◆ Material for this task ◆
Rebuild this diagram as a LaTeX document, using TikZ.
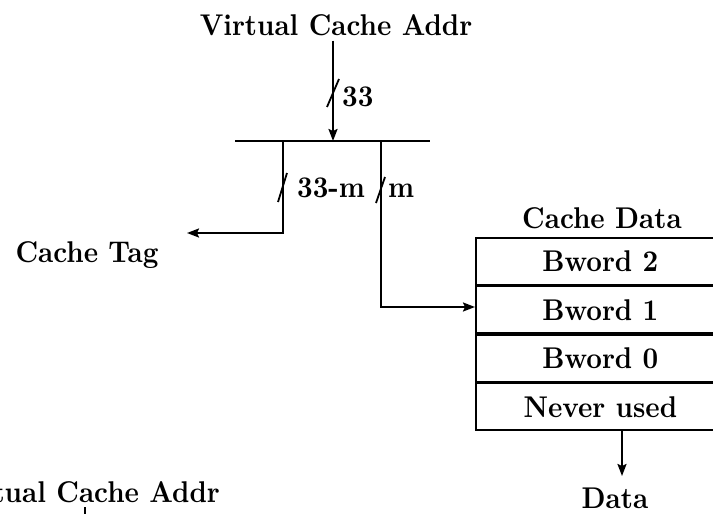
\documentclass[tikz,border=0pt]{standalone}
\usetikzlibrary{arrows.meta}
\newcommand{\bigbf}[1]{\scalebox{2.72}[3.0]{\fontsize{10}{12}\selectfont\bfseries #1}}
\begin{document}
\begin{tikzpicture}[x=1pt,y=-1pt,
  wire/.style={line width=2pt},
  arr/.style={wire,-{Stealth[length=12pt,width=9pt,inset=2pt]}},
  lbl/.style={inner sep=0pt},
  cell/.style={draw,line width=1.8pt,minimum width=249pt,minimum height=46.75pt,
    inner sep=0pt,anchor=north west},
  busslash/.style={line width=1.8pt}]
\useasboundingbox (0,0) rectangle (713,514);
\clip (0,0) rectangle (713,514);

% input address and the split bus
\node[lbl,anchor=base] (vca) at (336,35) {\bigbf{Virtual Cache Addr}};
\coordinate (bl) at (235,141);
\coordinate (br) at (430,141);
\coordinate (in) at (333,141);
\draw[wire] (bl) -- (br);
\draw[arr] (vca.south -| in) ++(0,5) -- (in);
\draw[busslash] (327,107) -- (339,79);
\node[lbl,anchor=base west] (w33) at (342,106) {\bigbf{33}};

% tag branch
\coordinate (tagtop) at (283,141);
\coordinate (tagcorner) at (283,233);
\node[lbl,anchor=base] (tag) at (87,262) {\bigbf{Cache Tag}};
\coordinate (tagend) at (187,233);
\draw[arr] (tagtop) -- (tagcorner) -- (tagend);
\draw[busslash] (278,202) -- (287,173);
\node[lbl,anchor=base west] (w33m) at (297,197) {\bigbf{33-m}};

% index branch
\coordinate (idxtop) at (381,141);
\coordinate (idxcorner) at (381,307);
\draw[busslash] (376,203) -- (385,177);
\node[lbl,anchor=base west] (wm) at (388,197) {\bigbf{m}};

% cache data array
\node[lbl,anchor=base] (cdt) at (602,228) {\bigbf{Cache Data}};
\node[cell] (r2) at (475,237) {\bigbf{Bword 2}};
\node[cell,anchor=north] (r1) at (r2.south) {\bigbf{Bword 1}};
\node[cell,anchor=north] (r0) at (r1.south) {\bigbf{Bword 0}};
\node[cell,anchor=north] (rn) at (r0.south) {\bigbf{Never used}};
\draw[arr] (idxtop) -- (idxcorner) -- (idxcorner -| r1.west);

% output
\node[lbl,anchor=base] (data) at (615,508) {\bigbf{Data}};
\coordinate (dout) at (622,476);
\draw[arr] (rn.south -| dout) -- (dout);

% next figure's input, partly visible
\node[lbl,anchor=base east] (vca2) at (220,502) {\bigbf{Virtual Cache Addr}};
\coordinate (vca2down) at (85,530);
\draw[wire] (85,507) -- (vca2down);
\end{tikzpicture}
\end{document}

---

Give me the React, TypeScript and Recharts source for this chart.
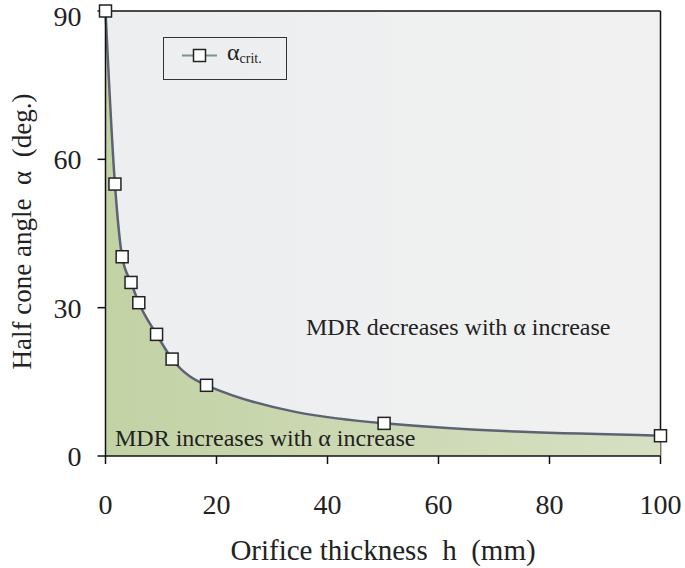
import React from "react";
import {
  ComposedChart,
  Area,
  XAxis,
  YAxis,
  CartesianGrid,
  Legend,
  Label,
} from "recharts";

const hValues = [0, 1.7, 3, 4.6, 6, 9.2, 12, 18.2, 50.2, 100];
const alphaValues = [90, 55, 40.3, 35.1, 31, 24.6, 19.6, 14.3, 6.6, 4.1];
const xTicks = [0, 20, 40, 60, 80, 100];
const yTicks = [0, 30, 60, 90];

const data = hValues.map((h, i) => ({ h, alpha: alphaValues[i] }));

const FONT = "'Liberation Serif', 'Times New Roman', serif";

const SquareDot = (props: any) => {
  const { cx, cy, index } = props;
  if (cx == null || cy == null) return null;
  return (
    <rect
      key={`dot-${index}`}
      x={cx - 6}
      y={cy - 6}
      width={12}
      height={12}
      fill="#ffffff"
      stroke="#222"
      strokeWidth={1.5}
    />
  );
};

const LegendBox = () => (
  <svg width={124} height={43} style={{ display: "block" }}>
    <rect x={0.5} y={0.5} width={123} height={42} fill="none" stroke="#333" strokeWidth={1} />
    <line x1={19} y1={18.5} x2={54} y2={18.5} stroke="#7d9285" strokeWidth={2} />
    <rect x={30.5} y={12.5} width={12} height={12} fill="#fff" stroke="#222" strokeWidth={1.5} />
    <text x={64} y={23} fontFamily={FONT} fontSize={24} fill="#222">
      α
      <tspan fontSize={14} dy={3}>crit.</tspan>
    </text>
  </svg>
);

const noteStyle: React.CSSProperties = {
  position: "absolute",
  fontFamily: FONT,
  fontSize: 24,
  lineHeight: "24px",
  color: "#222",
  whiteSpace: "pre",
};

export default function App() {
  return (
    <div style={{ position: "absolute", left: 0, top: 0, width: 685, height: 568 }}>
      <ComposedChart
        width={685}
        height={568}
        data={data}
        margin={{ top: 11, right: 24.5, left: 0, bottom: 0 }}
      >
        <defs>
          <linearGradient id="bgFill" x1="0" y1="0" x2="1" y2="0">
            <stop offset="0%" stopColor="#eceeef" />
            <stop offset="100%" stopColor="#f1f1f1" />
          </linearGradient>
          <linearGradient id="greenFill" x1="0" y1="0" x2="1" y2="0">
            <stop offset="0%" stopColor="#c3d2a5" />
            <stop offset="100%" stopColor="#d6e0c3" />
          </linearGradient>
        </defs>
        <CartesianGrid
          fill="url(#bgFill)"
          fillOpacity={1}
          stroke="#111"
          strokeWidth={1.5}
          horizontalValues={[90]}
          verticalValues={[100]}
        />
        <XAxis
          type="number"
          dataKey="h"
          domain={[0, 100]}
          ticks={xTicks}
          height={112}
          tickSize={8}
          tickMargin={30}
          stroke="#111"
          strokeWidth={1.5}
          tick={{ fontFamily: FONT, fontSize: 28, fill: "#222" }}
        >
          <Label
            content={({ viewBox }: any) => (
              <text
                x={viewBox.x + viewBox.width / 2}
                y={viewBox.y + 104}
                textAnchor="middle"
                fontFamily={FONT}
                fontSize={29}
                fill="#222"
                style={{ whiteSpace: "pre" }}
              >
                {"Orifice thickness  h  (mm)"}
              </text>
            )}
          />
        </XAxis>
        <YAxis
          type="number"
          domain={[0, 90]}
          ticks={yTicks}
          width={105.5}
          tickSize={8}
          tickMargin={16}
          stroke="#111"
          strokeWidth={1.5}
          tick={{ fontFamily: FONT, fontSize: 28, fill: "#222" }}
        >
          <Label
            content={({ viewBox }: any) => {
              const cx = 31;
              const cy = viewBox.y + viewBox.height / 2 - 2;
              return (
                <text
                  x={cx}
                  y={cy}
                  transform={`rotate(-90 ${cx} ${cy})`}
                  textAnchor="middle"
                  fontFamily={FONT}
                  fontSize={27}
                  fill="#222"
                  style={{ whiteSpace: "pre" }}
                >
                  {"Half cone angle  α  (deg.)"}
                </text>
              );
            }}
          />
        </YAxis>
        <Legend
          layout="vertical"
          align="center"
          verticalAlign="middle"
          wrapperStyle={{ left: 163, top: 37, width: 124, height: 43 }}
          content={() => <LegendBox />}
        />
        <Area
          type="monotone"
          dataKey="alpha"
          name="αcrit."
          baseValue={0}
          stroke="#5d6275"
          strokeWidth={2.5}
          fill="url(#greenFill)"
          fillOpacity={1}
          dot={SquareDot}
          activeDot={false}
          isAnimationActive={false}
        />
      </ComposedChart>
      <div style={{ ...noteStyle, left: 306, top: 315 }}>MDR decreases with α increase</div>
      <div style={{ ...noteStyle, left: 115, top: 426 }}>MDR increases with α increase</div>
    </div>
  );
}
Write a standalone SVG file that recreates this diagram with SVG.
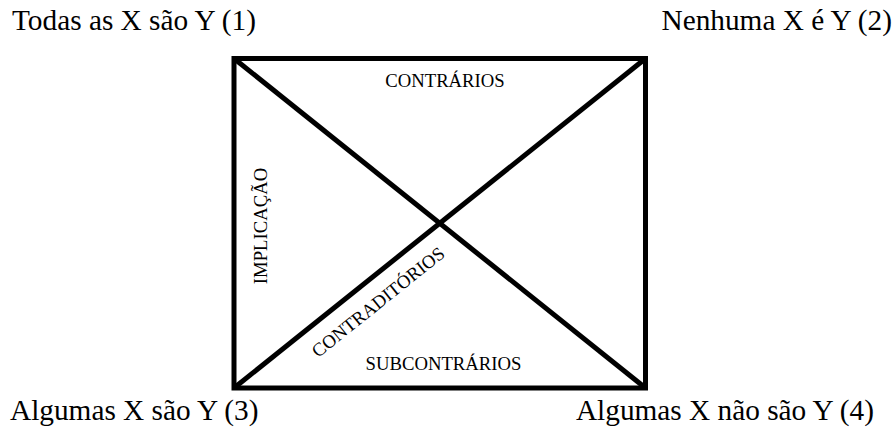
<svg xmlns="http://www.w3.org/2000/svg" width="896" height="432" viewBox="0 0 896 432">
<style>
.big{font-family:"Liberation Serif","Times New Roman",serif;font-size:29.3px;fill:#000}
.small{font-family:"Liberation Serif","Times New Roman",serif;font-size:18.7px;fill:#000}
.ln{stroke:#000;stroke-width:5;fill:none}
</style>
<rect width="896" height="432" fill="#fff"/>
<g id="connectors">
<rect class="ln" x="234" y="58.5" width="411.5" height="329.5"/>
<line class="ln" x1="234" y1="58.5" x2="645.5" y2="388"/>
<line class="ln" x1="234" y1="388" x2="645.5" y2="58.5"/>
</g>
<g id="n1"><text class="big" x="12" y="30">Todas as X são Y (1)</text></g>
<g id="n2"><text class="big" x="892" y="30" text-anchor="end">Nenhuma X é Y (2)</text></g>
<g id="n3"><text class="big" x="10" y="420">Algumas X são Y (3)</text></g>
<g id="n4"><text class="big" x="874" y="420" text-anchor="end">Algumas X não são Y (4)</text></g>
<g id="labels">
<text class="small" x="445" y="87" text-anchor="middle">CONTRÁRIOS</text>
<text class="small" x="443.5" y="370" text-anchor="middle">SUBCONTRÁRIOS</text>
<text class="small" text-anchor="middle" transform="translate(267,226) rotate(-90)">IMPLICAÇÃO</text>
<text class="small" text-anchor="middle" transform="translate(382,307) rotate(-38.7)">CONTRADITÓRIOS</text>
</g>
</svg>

◆ Problem requirements ◆
From the entries above, copy exactly the lines starting at the one with "Rebuild this diagram" and stopping at the one with "west] (wm) at", keeping both ends. Drop the pictures.

◆ Solution to the problem ◆
Rebuild this diagram as a LaTeX document, using TikZ.
\documentclass[tikz,border=0pt]{standalone}
\usetikzlibrary{arrows.meta}
\newcommand{\bigbf}[1]{\scalebox{2.72}[3.0]{\fontsize{10}{12}\selectfont\bfseries #1}}
\begin{document}
\begin{tikzpicture}[x=1pt,y=-1pt,
  wire/.style={line width=2pt},
  arr/.style={wire,-{Stealth[length=12pt,width=9pt,inset=2pt]}},
  lbl/.style={inner sep=0pt},
  cell/.style={draw,line width=1.8pt,minimum width=249pt,minimum height=46.75pt,
    inner sep=0pt,anchor=north west},
  busslash/.style={line width=1.8pt}]
\useasboundingbox (0,0) rectangle (713,514);
\clip (0,0) rectangle (713,514);

% input address and the split bus
\node[lbl,anchor=base] (vca) at (336,35) {\bigbf{Virtual Cache Addr}};
\coordinate (bl) at (235,141);
\coordinate (br) at (430,141);
\coordinate (in) at (333,141);
\draw[wire] (bl) -- (br);
\draw[arr] (vca.south -| in) ++(0,5) -- (in);
\draw[busslash] (327,107) -- (339,79);
\node[lbl,anchor=base west] (w33) at (342,106) {\bigbf{33}};

% tag branch
\coordinate (tagtop) at (283,141);
\coordinate (tagcorner) at (283,233);
\node[lbl,anchor=base] (tag) at (87,262) {\bigbf{Cache Tag}};
\coordinate (tagend) at (187,233);
\draw[arr] (tagtop) -- (tagcorner) -- (tagend);
\draw[busslash] (278,202) -- (287,173);
\node[lbl,anchor=base west] (w33m) at (297,197) {\bigbf{33-m}};

% index branch
\coordinate (idxtop) at (381,141);
\coordinate (idxcorner) at (381,307);
\draw[busslash] (376,203) -- (385,177);
\node[lbl,anchor=base west] (wm) at (388,197) {\bigbf{m}};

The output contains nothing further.